SCD in SSIS

  • vcvcvcHello,

    I am new to ssis and i am a little bit confused about the SCD_Start_Date and SCD_End_Date when we use the SCD dimension wizard. on many examples that i have searched online people always use the "system start time" or "system container " start time. but i am implementing a data warehouse from a scratch but our company have multiple data sources from two or three years ago. so when i upload our data source from this two years into our dw after running the package it will obviously show that, for example, a seller (seller Dimension) changed from department in the day i ran that package but this is wrong because i want to have a reference date that is in the data source. isn't this the logic or am i missing something? how do you guys in BI upload old data source with a reference date?

  • Do you have actual historical data?  I.e. you know what the value was on Jan1, and you also know what the value was on Jan2.  Do you have each change over time captured in your data?

     

  • i do have. it is pretty much the same as this post from this user that i found later. trying to follow from here. https://dba.stackexchange.com/questions/223783/create-slowly-changing-dimension-table-from-repeated-data

    • This reply was modified 2 years, 7 months ago by  rafamaniac.
  • Sorry I didn't reply sooner.  You're in a great position to build up your SCD2 dims.

    SCD2 is designed to detect and capture change over time.  On Monday you get a record that says [Name]='Rick Danger', on Tuesday the same record says [Name]='Batman'.  SCD2 detects the change, deactivates the current record, and makes a new record.  Day after day its discovering and archiving changes.  When you first turn it on, SCD2 is starting from scratch.  It is intended to begin capturing changes to data, and creates your history as you run your process day to day.
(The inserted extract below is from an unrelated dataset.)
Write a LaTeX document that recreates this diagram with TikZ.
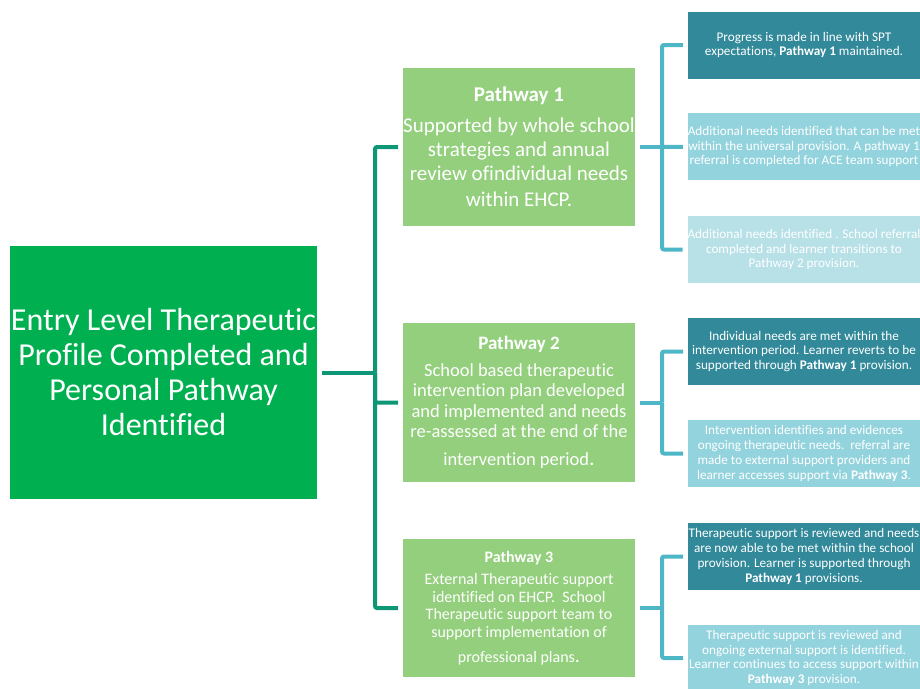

    With source data that already HAS historical data, you don't have to do that.  Your source data IS your SCD2 data, essentially.

    Let me be clear on my assumption about your source data - you have historical dimensional information in the source.  Account names, reporting hierarchies, etc - changes are captured in new records as they occurred.  The tables would look like audit tables, tracking any change to the source table.  If that is true then...

    Process each source table as an SCD0 dimension (i.e. no change tracking mechanism).  Your source data will have a date column, you may have to compute an EndDate column (use SQL LEAD and LAG functions to set one row's end date as the next row's start date).  You could add an Active flag column if you like (case when [EndDate] is null then 1 else 0 end).  All other dimension columns should ETL as-is, except for cleanup, trimming strings, etc.  When you're done the dimension should look very similar to the source table.  You could set this up as incremental or trunc and load - either will work fine.

    Whatever reporting tool you're using can use those date columns and/or active column to get the SCD2 benefit.  If fact as a double-check on my thinking, you should be able to do SCD2-type queries against your source data right now, if indeed it is structured like I think it is.  Excel and a pivot table is all you need to validate the approach before you do any work.

    If I've misunderstood the data situation, let me know and I'll suggest a different approach.  Please ask any questions, happy to help.